The research on high-performance electro-optical crystals of Xi'an Jiaotong University (XJTU) was issued on April 21 in Science, a well-known international journal publishing the latest in scientific discovery.

The research results were published in a paper entitled Ferroelectric crystals with giant electro-optic property enabling ultracompact Q-switches. (Link to the paper: https://www.science.org/doi/10.1126/science.abn7711)

XJTU is the first unit of the paper. The first authors of the paper are postdoctoral fellow Liu Xin from XJTU’s School of Electrical Engineering and associate professor Tan Peng from Harbin Institute of Technology.

The research team led by XJTU professors Xu Zhuo and Li Fei managed to remove all light-scattering domain walls and enable an ultrahigh EO coefficient r33 of 900pm?/V in PIN-PMN-PT crystals, 30 times as high as that of conventional EO crystals, through synergistic design of a ferroelectric phase, crystal orientation and poling technique. 

Using PIN-PMN-PT crystals, the research team fabricated ultracompact EO Q-switches with lower driving voltages in smaller size, but the same superior performance as that of commercial Q-switches. 

a. Comparison of electro-optic coefficient of PIN-PMN-PT single crystal with other crystals, the upper left picture is the photo of PIN-PMN-PT crystal;

b. The electro-optical Q-switch developed based on PIN-PMN-PT single crystal. For comparison, the photo and working voltage of the electro-optical switch of commercial DKDP single crystal and lithium niobate single crystal are given in the figure.

The findings of the research team make great contribution to better application of PIN-PMN-PT crystals for EO devices. Besides small-sized Q-switches with a low driving voltage, PIN-PMN-PT crystals are also believed to be used for other high-performance EO devices, including LiDAR for autonomous driving, frequency converter, optical phased array.

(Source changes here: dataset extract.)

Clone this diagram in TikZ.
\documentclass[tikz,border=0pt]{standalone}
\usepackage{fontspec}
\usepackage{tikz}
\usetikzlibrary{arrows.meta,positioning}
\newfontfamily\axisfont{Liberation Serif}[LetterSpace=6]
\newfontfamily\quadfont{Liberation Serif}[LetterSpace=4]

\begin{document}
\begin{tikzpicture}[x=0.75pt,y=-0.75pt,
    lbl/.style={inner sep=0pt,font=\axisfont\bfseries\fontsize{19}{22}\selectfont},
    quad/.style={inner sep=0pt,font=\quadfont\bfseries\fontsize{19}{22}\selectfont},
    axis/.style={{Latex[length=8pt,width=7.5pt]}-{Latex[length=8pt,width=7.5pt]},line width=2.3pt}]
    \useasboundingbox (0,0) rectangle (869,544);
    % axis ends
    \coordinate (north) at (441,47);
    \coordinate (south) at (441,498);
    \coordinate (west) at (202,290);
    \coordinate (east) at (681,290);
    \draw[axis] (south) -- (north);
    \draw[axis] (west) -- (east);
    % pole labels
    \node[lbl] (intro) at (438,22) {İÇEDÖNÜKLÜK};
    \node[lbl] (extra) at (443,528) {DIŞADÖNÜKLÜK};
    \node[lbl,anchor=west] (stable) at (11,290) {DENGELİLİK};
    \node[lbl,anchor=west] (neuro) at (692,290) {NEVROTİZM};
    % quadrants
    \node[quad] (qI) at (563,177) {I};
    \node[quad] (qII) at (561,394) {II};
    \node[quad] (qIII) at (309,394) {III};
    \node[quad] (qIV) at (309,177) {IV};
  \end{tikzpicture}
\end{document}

Electro-optic crystals are widely used for electro-optical components. Currently, the electro-optic properties of crystals are not enough to satisfy the market need as a result of a trend towards smaller, lighter and more integrated optical components with low driving voltages and power consumption.

Relaxed-lead titanate (PbTiO3) crystals are credited with superior electro-optic properties with a high electro-optic coefficients reaching as much as 200pm/V. However, the optical transparency and the stability of electro-optic property are severely undermined by domain walls which scatter and reflect light, and which are easy to move under the external electric field.